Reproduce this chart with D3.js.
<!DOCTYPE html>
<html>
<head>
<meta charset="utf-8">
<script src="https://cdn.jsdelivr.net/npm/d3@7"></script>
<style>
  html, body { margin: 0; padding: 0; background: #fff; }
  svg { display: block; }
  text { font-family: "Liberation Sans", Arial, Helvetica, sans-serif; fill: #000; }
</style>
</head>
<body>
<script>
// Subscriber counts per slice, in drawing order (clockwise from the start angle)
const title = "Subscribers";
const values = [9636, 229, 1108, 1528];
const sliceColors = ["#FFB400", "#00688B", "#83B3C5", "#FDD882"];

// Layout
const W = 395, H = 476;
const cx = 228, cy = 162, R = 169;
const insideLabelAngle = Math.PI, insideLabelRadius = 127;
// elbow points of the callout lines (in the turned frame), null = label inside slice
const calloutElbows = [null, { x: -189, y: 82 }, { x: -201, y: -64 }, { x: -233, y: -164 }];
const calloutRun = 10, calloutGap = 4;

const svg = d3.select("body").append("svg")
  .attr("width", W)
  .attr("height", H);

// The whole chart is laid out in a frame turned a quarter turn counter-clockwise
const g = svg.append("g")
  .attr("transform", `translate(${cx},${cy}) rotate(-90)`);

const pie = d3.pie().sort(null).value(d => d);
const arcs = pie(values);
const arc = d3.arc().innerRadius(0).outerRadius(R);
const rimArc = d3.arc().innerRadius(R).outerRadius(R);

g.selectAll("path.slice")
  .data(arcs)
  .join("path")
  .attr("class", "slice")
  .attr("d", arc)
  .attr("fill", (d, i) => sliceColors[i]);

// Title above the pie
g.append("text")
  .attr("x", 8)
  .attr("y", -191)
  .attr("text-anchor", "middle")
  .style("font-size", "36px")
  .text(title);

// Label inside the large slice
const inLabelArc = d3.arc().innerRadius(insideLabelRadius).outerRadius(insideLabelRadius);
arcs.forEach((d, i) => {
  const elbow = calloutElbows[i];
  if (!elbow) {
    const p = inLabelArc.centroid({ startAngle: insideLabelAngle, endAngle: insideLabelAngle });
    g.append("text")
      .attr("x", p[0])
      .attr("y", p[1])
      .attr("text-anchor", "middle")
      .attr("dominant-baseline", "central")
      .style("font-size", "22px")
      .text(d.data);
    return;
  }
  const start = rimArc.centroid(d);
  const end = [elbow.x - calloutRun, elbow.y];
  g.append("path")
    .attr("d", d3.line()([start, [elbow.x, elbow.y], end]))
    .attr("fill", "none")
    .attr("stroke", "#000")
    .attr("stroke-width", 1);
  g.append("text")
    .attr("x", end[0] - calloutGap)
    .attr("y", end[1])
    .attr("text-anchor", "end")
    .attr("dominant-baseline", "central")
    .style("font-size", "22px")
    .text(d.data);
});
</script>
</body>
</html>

§ **SET PROBLEM**
Extract the complete listing verbatim.

§ **ANSWER BELOW**
Reproduce this chart with D3.js.
<!DOCTYPE html>
<html>
<head>
<meta charset="utf-8">
<script src="https://cdn.jsdelivr.net/npm/d3@7"></script>
<style>
  html, body { margin: 0; padding: 0; background: #fff; }
  svg { display: block; }
  text { font-family: "Liberation Sans", Arial, Helvetica, sans-serif; fill: #000; }
</style>
</head>
<body>
<script>
// Subscriber counts per slice, in drawing order (clockwise from the start angle)
const title = "Subscribers";
const values = [9636, 229, 1108, 1528];
const sliceColors = ["#FFB400", "#00688B", "#83B3C5", "#FDD882"];

// Layout
const W = 395, H = 476;
const cx = 228, cy = 162, R = 169;
const insideLabelAngle = Math.PI, insideLabelRadius = 127;
// elbow points of the callout lines (in the turned frame), null = label inside slice
const calloutElbows = [null, { x: -189, y: 82 }, { x: -201, y: -64 }, { x: -233, y: -164 }];
const calloutRun = 10, calloutGap = 4;

const svg = d3.select("body").append("svg")
  .attr("width", W)
  .attr("height", H);

// The whole chart is laid out in a frame turned a quarter turn counter-clockwise
const g = svg.append("g")
  .attr("transform", `translate(${cx},${cy}) rotate(-90)`);

const pie = d3.pie().sort(null).value(d => d);
const arcs = pie(values);
const arc = d3.arc().innerRadius(0).outerRadius(R);
const rimArc = d3.arc().innerRadius(R).outerRadius(R);

g.selectAll("path.slice")
  .data(arcs)
  .join("path")
  .attr("class", "slice")
  .attr("d", arc)
  .attr("fill", (d, i) => sliceColors[i]);

// Title above the pie
g.append("text")
  .attr("x", 8)
  .attr("y", -191)
  .attr("text-anchor", "middle")
  .style("font-size", "36px")
  .text(title);

// Label inside the large slice
const inLabelArc = d3.arc().innerRadius(insideLabelRadius).outerRadius(insideLabelRadius);
arcs.forEach((d, i) => {
  const elbow = calloutElbows[i];
  if (!elbow) {
    const p = inLabelArc.centroid({ startAngle: insideLabelAngle, endAngle: insideLabelAngle });
    g.append("text")
      .attr("x", p[0])
      .attr("y", p[1])
      .attr("text-anchor", "middle")
      .attr("dominant-baseline", "central")
      .style("font-size", "22px")
      .text(d.data);
    return;
  }
  const start = rimArc.centroid(d);
  const end = [elbow.x - calloutRun, elbow.y];
  g.append("path")
    .attr("d", d3.line()([start, [elbow.x, elbow.y], end]))
    .attr("fill", "none")
    .attr("stroke", "#000")
    .attr("stroke-width", 1);
  g.append("text")
    .attr("x", end[0] - calloutGap)
    .attr("y", end[1])
    .attr("text-anchor", "end")
    .attr("dominant-baseline", "central")
    .style("font-size", "22px")
    .text(d.data);
});
</script>
</body>
</html>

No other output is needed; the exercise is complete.